Workers’ Compensation Dispensing
To the extent your practice sees workers’ comp patients, or is considering offering this service, dispensing medications at the point of care and billing workers’ comp could be a good solution for your practice. The actual reimbursements vary from state to state, so if you’re interested in this service, please contact us for a risk-free consultation with one of our experts. You can offer this service alongside a cash & carry dispensing option for your non-workers’ comp patients.
Private Insurance Dispensing
Most practices initially set out on their dispensing path expecting to bill insurance. Unfortunately, the reality is that it can be very tough to manage the private insurance billing process and to generate income with dispensing when billing insurance. If you choose to bill insurance, you will be a price taker, meaning you have to accept your patients’ insurance for the medications, and you have to accept the reimbursements mandated by the PBM. Depending on your payer mix and the medications you choose to carry in the office, this can sometimes mean that the reimbursements are less than the cost of the medications. There are certain specialties where it can make sense to bill insurance but in most situations it’s better to offer cash & carry. Ultimately if your patients want to use their insurance, they can take their prescription to the pharmacy just like they do today.

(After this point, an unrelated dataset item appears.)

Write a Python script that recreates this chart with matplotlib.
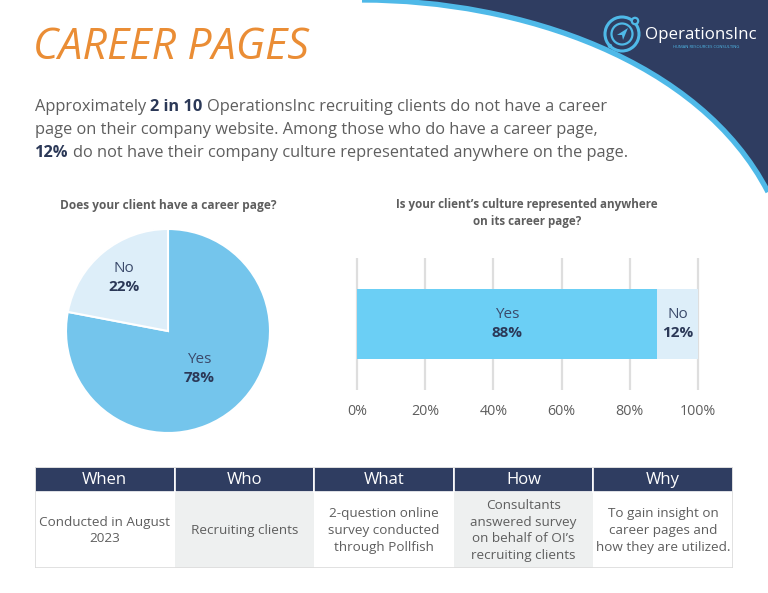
import matplotlib
matplotlib.use("Agg")
import matplotlib.pyplot as plt
from matplotlib.patches import Rectangle, Polygon, Circle, Arc, PathPatch
from matplotlib.path import Path
import numpy as np

plt.rcParams['font.family'] = ['Open Sans', 'DejaVu Sans']

# ---------------- data ----------------
title_text = "CAREER PAGES"
para_lines = [
    [("Approximately ", False), ("2 in 10", True), (" OperationsInc recruiting clients do not have a career", False)],
    [("page on their company website. Among those who do have a career page,", False)],
    [("12%", True), (" do not have their company culture representated anywhere on the page.", False)],
]
pie_title = "Does your client have a career page?"
pie_labels = ["Yes", "No"]
pie_values = [78, 22]
bar_title = "Is your client\u2019s culture represented anywhere\non its career page?"
bar_labels = ["Yes", "No"]
bar_values = [88, 12]
bar_ticks = [0, 20, 40, 60, 80, 100]
table_headers = ["When", "Who", "What", "How", "Why"]
table_cells = [
    "Conducted in August\n2023",
    "Recruiting clients",
    "2-question online\nsurvey conducted\nthrough Pollfish",
    "Consultants\nanswered survey\non behalf of OI\u2019s\nrecruiting clients",
    "To gain insight on\ncareer pages and\nhow they are utilized.",
]
brand = "OperationsInc"
brand_sub = "HUMAN RESOURCES CONSULTING"

# ---------------- style ----------------
NAVY = "#2f3d61"
LIGHTBLUE_EDGE = "#4fb9e8"
ORANGE = "#ea8d35"
GRAY = "#5e5e5e"
DARK = "#2b3857"
PIE_YES = "#74c5ec"
PIE_NO = "#ddeef9"
BAR_YES = "#6bcff5"
BAR_NO = "#ddeef9"
CELL_GRAY = "#eef0f0"

W, H = 768, 593
fig = plt.figure(figsize=(W / 100, H / 100), dpi=100)
fig.patch.set_facecolor("white")


def frac(x0, y0, x1, y1):
    return [x0 / W, 1 - y1 / H, (x1 - x0) / W, (y1 - y0) / H]


# background decoration axes (pixel coordinates)
bg = fig.add_axes([0, 0, 1, 1], zorder=0)
bg.set_xlim(0, W)
bg.set_ylim(H, 0)
bg.axis("off")

verts = [(362, 0), (520, 0), (700, 60), (768, 192), (768, 0), (362, 0)]
codes = [Path.MOVETO, Path.CURVE4, Path.CURVE4, Path.CURVE4, Path.LINETO, Path.CLOSEPOLY]
bg.add_patch(PathPatch(Path(verts, codes), facecolor=NAVY, edgecolor="none"))
edge = Path(verts[:4], codes[:4])
bg.add_patch(PathPatch(edge, facecolor="none", edgecolor=LIGHTBLUE_EDGE, lw=3.8))

# logo
cx, cy = 622, 34
bg.add_patch(Arc((cx, cy), 34, 34, theta1=0, theta2=360, color=LIGHTBLUE_EDGE, lw=2.2))
bg.add_patch(Circle((cx, cy), 10.5, facecolor="none", edgecolor=LIGHTBLUE_EDGE, lw=1.6))
bg.add_patch(Circle((cx + 13, cy - 13), 3.2, facecolor=NAVY, edgecolor=LIGHTBLUE_EDGE, lw=1.6))
bg.add_patch(Circle((cx - 12, cy + 12), 2.2, facecolor=LIGHTBLUE_EDGE, edgecolor="none"))
bg.add_patch(Polygon([(cx - 5, cy + 1), (cx + 6, cy - 6), (cx + 1, cy + 6), (cx, cy + 1)],
                     closed=True, facecolor=LIGHTBLUE_EDGE, edgecolor="none"))
bg.text(645, 35, brand, fontsize=12.2, color="white", va="center", ha="left")
bg.text(673, 47, brand_sub, fontsize=3.0, color=LIGHTBLUE_EDGE, va="center", ha="left")

# title
bg.text(33, 48, title_text, fontsize=31, color=ORANGE, va="center", ha="left",
        fontstyle="italic", fontweight="normal")

# paragraph with mixed weights
renderer = fig.canvas.get_renderer()


def measure(s, bold, size):
    t = bg.text(0, 0, s, fontsize=size, fontweight="bold" if bold else "normal")
    w = t.get_window_extent(renderer).width
    t.remove()
    return w


PSIZE = 11.75
space_w = {b: measure("x x", b, PSIZE) - measure("xx", b, PSIZE) for b in (False, True)}
line_y = [107, 130, 153]
for y, parts in zip(line_y, para_lines):
    x = 35
    for s, bold in parts:
        core = s.strip()
        if s.startswith(" "):
            x += space_w[bold]
        t = bg.text(x, y, core, fontsize=PSIZE, fontweight="bold" if bold else "normal",
                    color=DARK if bold else GRAY, va="center", ha="left")
        x += t.get_window_extent(renderer).width
        if s.endswith(" "):
            x += space_w[bold]

# ---------------- pie ----------------
pcx, pcy, pr = 168, 331, 102
axp = fig.add_axes(frac(pcx - pr, pcy - pr, pcx + pr, pcy + pr))
wedges, _ = axp.pie(pie_values, colors=[PIE_YES, PIE_NO], startangle=90, counterclock=False,
                    radius=1, wedgeprops=dict(edgecolor="white", linewidth=1.5))
axp.set_xlim(-1, 1)
axp.set_ylim(-1, 1)
axp.set_aspect("equal")
label_r = [0.48, 0.68]
for w, lab, val, r in zip(wedges, pie_labels, pie_values, label_r):
    ang = np.deg2rad((w.theta1 + w.theta2) / 2)
    x, y = r * np.cos(ang), r * np.sin(ang)
    axp.text(x, y + 0.088, lab, ha="center", va="center", fontsize=11, color="#3b4a6b")
    axp.text(x, y - 0.088, f"{val}%", ha="center", va="center", fontsize=11,
             fontweight="bold", color=DARK)
bg.text(pcx, 206, pie_title, fontsize=8.6, fontweight="bold", color=GRAY, ha="center", va="center")

# ---------------- bar ----------------
axb = fig.add_axes(frac(357, 258, 698, 390))
axb.set_xlim(0, 100)
axb.set_ylim(-0.5, 0.5)
axb.vlines(bar_ticks, -0.5, 0.5, colors="#dedede", lw=1.6, clip_on=False, zorder=0)
left = 0
for lab, val, col in zip(bar_labels, bar_values, [BAR_YES, BAR_NO]):
    axb.barh(0, val, left=left, height=0.53, color=col, zorder=2)
    xc = left + val / 2
    axb.text(xc, 0.07, lab, ha="center", va="center", fontsize=11, color="#3b4a6b", zorder=3)
    axb.text(xc, -0.07, f"{val}%", ha="center", va="center", fontsize=11,
             fontweight="bold", color=DARK, zorder=3)
    left += val
axb.set_xticks(bar_ticks, [f"{t}%" for t in bar_ticks])
axb.set_yticks([])
axb.tick_params(axis="x", length=0, pad=10, labelsize=10.3, labelcolor=GRAY)
for sp in axb.spines.values():
    sp.set_visible(False)
axb.patch.set_alpha(0)
bg.text(527, 213, bar_title, fontsize=8.4, fontweight="bold", color=GRAY, ha="center",
        va="center", linespacing=1.4, multialignment="center")

# ---------------- table ----------------
axt = fig.add_axes(frac(35, 467, 733, 568))
n = len(table_headers)
axt.set_xlim(0, n)
axt.set_ylim(101, 0)
axt.axis("off")
HDR = 25
for i, (hd, cell) in enumerate(zip(table_headers, table_cells)):
    axt.add_patch(Rectangle((i, 0), 1, HDR, facecolor=NAVY, edgecolor="white", lw=1.2))
    axt.add_patch(Rectangle((i, HDR), 1, 101 - HDR,
                            facecolor=CELL_GRAY if i % 2 == 1 else "white", edgecolor="none"))
    axt.text(i + 0.5, HDR / 2 + 0.5, hd, ha="center", va="center", fontsize=12, color="white")
    axt.text(i + 0.5, (HDR + 101) / 2 + 0.5, cell, ha="center", va="center", fontsize=9.7,
             color=GRAY, linespacing=1.36, multialignment="center")
axt.add_patch(Rectangle((0, 0), n, 101, facecolor="none", edgecolor="#dcdcdc", lw=1.2))

fig.savefig("out.png", dpi=100, facecolor="white")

Including Prescription Costs in Your Service Offering
In certain situations, such as Concierge or Direct Primary Care Medicine, it can make sense to offer a prescription medication plan or even include certain prescriptions in your standard monthly fee. This can be a way to further market your practice to patients as well as improve patient satisfaction and patient outcomes.
We’ve also seen practices in Weight Loss and Men’s Health offer an “all-included” model. For example, if you have a weight loss practice, you may offer a 90-day all-included weight loss program, where patients pay a fixed fee for their visits, nutrition plan, exercise plan, and medications to the extent they are recommended by the provider. This can be a great selling point for patients to sign up for the program, but the danger with this approach is patients may get upset if the doctor does not recommend the medications. An alternative option is to offer the medications at cost to patients, where recommended.